While there are 2 legal processes to pursue an earlier effective date, there are several legal theories that can be used in those processes. Here are 2 of the most common legal theories to argue for an Earlier Effective Date in a VA Disability Compensation Claim.
In a previous post, Chris Attig talked about the only 2 legal processes through which a Veteran can raise a claim for an Earlier Effective Date.
While there are 2 legal processes to pursue an earlier effective date, there are several legal theories that can be used in those processes. Here are 2 of the most common legal theories to argue for an Earlier Effective Date in a VA Disability Compensation Claim.
- Reopen your claim, and prove service connection, based on military service records or service medical treatment records.
This is one that the VA hates. Here’s how it works.
You, the VA, or any third party discovers service records or service medical records that were not previously included in the VA C-File. 38 CFR 3.156(c) requires that the VA reconsider any previously denied claim to which those records might apply.
If those records lead to a grant of service-connection for a previously denied claim (even if finally adjudicated), then 38 CFR 3.156(c)(2) contains the following requirement:
An award made based all or in part on the records identified by paragraph (c)(1) of this section is effective on the date entitlement arose or the date Veterans Affairs received the previously decided claim, whichever is later, or such other date as may be authorized by the provisions of this part applicable to the previously decided claim.
The VA hates 3.156(c). In fact, they commonly “overlook” this basis for an earlier effective date when Veterans find new military service records or military treatment service records. - Show that the VA should have granted an earlier claim date based on the “implicit denial” doctrine. sThe VA doesn’t have to go digging through your C-file to find every viable claim. However, if a claim is “reasonably raised” by the record, then the VA’s failure to address it could be considered an “implicit denial” of that claim
Here’s how that might work.- A Vietnam era Veteran who served at NKP in Thailand files a claim for service-connection due to Agent Orange exposure.

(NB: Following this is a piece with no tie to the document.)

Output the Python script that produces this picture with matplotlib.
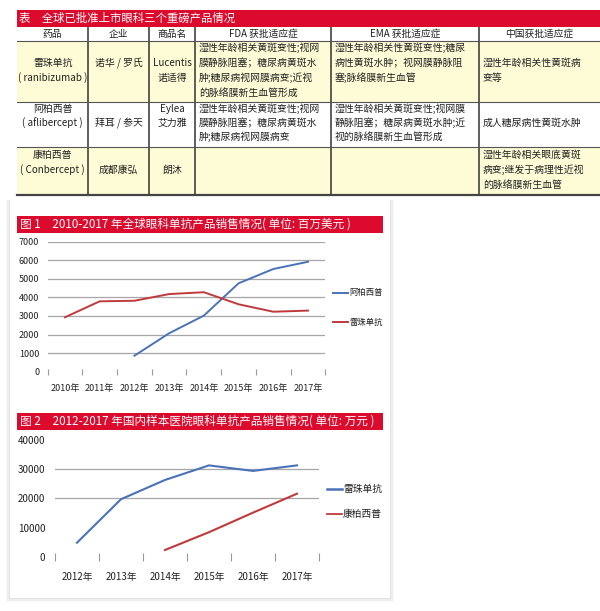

- He tells the VA that he has Diabetes Mellitus Type II.
- To confirm the diagnosis of Diabetes, the VA receives medical records from the Veteran’s treating physician.
The treating physician’s records are replete with diagnoses of an ischemic heart disease.
However, in the ratings decision, the VA fails to address the ischemic heart disease, even while granting Service-Connection for the Diabetes based on Agent Orange Exposure.
A claim like this might be “reasonably raised” by the record. In fact this scenario occurs very frequently.
While granting one claim, the VA turns a blind eye to a fairly obvious claim in the record that the Veteran may or may not have specifically asked for. Most commonly this occurs with secondary conditions – conditions that the medical record clearly indicates are caused by the service-connected condition.
This happens because the bureaucrats deciding VA claims have little or no medical knowledge or training, and are punished for thinking outside the box.
The BVA and the CAVC are going to look at a couple factors in analyzing the implicit denial doctrine: relatedness of the claims, the timing of the claims, whether the ratings decision (or other adjudication of the Veterans Benefits claim) refers to the condition in a way that suggests it was denied, and whether the Veteran was represented or acting pro-se.
Remember, there are only 2 paths to an Earlier Effective Date – a CUE claim (or a Motion to Revise the Effective Date based on Clear and Unmistakeable Error), and as a legal basis in a current and pending appeal.